DATA BLOCK —
○ ○ ○ ○ ○

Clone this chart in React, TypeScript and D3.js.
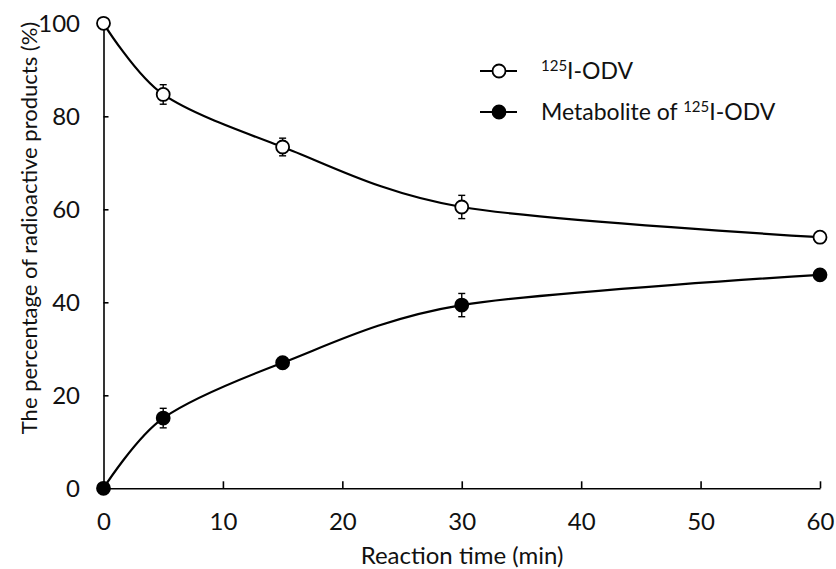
import React, { useEffect, useRef } from 'react'
import * as d3 from 'd3'

// reaction time (min)
const times = [0, 5, 15, 30, 60]
// 125I-ODV (%)
const odvValues = [100, 84.7, 73.4, 60.5, 54]
const odvErrors = [0, 2.1, 1.9, 2.5, 0]
// metabolite (%)
const metaValues = [0, 15.1, 27.0, 39.4, 45.9]
const metaErrors = [0, 2.1, 0, 2.5, 0]

const xTicks = [0, 10, 20, 30, 40, 50, 60]
const yTicks = [0, 20, 40, 60, 80, 100]

const FONT = 'Lato, "Open Sans", sans-serif'
const INK = '#111'

export default function App() {
  const svgRef = useRef<SVGSVGElement>(null)

  useEffect(() => {
    const width = 836
    const height = 569
    const svg = d3.select(svgRef.current)
    svg.selectAll('*').remove()

    // scales
    const x = d3.scaleLinear().domain([0, 60]).range([103.5, 820])
    const y = d3.scaleLinear().domain([0, 100]).range([488.3, 23.3])

    // axes
    const xAxis = d3.axisBottom(x).tickValues(xTicks).tickSizeInner(-7).tickSizeOuter(0).tickPadding(25)
    const yAxis = d3.axisLeft(y).tickValues(yTicks).tickSizeInner(-5).tickSizeOuter(0).tickPadding(23.5)

    const gx = svg.append('g').attr('transform', `translate(0,${y(0)})`).call(xAxis)
    const gy = svg.append('g').attr('transform', `translate(${x(0)},0)`).call(yAxis)
    for (const g of [gx, gy]) {
      g.select('.domain').attr('stroke', '#000').attr('stroke-width', 1.6)
      g.selectAll('.tick line').attr('stroke', '#000').attr('stroke-width', 1.6)
      g.selectAll('.tick text')
        .attr('fill', INK)
        .style('font-family', FONT)
        .style('font-size', '24px')
    }
    gx.selectAll('.tick text').attr('dy', '0.71em')
    gy.selectAll('.tick text').attr('dy', '0.36em')

    // axis titles
    svg.append('text')
      .attr('x', 462)
      .attr('y', 564)
      .attr('text-anchor', 'middle')
      .style('font-family', FONT)
      .style('font-size', '24px')
      .attr('fill', INK)
      .text('Reaction time (min)')

    svg.append('text')
      .attr('transform', 'translate(37,228) rotate(-90)')
      .attr('text-anchor', 'middle')
      .style('font-family', FONT)
      .style('font-size', '22px')
      .attr('fill', INK)
      .text('The percentage of radioactive products (%)')

    const line = d3.line<number>()
      .x((_, i) => x(times[i]))
      .y(d => y(d))
      .curve(d3.curveCardinal.tension(0.1))

    const series = [
      { values: odvValues, errors: odvErrors, fill: '#fff' },
      { values: metaValues, errors: metaErrors, fill: '#000' },
    ]

    series.forEach(s => {
      svg.append('path')
        .datum(s.values)
        .attr('d', line)
        .attr('fill', 'none')
        .attr('stroke', '#000')
        .attr('stroke-width', 2.2)

      // error bars
      const eg = svg.append('g')
      s.values.forEach((v, i) => {
        const e = s.errors[i]
        if (!e) return
        const cx = x(times[i])
        eg.append('line').attr('x1', cx).attr('x2', cx)
          .attr('y1', y(v + e)).attr('y2', y(v - e))
          .attr('stroke', '#000').attr('stroke-width', 1.4)
        for (const yy of [y(v + e), y(v - e)]) {
          eg.append('line').attr('x1', cx - 3.5).attr('x2', cx + 3.5)
            .attr('y1', yy).attr('y2', yy)
            .attr('stroke', '#000').attr('stroke-width', 1.4)
        }
      })

      svg.append('g').selectAll('circle')
        .data(s.values)
        .join('circle')
        .attr('cx', (_, i) => x(times[i]))
        .attr('cy', d => y(d))
        .attr('r', 6.5)
        .attr('fill', s.fill)
        .attr('stroke', '#000')
        .attr('stroke-width', 1.8)
    })

    // legend
    const legend = [
      { pre: '', fill: '#fff', yy: 71 },
      { pre: 'Metabolite of ', fill: '#000', yy: 112 },
    ]
    legend.forEach(l => {
      svg.append('line').attr('x1', 480).attr('x2', 517)
        .attr('y1', l.yy).attr('y2', l.yy)
        .attr('stroke', '#000').attr('stroke-width', 2.2)
      svg.append('circle').attr('cx', 499).attr('cy', l.yy).attr('r', 6.5)
        .attr('fill', l.fill).attr('stroke', '#000').attr('stroke-width', 1.8)
      const t = svg.append('text')
        .attr('x', 541)
        .attr('y', l.yy + 8)
        .style('font-family', FONT)
        .style('font-size', '23px')
        .attr('fill', INK)
      if (l.pre) t.append('tspan').text(l.pre)
      t.append('tspan').attr('font-size', '15px').attr('dy', -8).text('125')
      t.append('tspan').attr('dy', 8).text('I-ODV')
    })

    svg.attr('width', width).attr('height', height)
  }, [])

  return (
    <svg ref={svgRef} width={836} height={569}
      style={{ position: 'absolute', left: 0, top: 0, background: '#fff' }} />
  )
}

○ ○ ○ ○ ○

EXERCISE PROMPT — Write out again, exactly, the lines from the start of the listing up to the line containing "const y = d3.scaleLinear().domain([0, 100]).range([488.3, 23.3])", with both ends and without pictures.

TASK RESULT —
Clone this chart in React, TypeScript and D3.js.
import React, { useEffect, useRef } from 'react'
import * as d3 from 'd3'

// reaction time (min)
const times = [0, 5, 15, 30, 60]
// 125I-ODV (%)
const odvValues = [100, 84.7, 73.4, 60.5, 54]
const odvErrors = [0, 2.1, 1.9, 2.5, 0]
// metabolite (%)
const metaValues = [0, 15.1, 27.0, 39.4, 45.9]
const metaErrors = [0, 2.1, 0, 2.5, 0]

const xTicks = [0, 10, 20, 30, 40, 50, 60]
const yTicks = [0, 20, 40, 60, 80, 100]

const FONT = 'Lato, "Open Sans", sans-serif'
const INK = '#111'

export default function App() {
  const svgRef = useRef<SVGSVGElement>(null)

  useEffect(() => {
    const width = 836
    const height = 569
    const svg = d3.select(svgRef.current)
    svg.selectAll('*').remove()

    // scales
    const x = d3.scaleLinear().domain([0, 60]).range([103.5, 820])
    const y = d3.scaleLinear().domain([0, 100]).range([488.3, 23.3])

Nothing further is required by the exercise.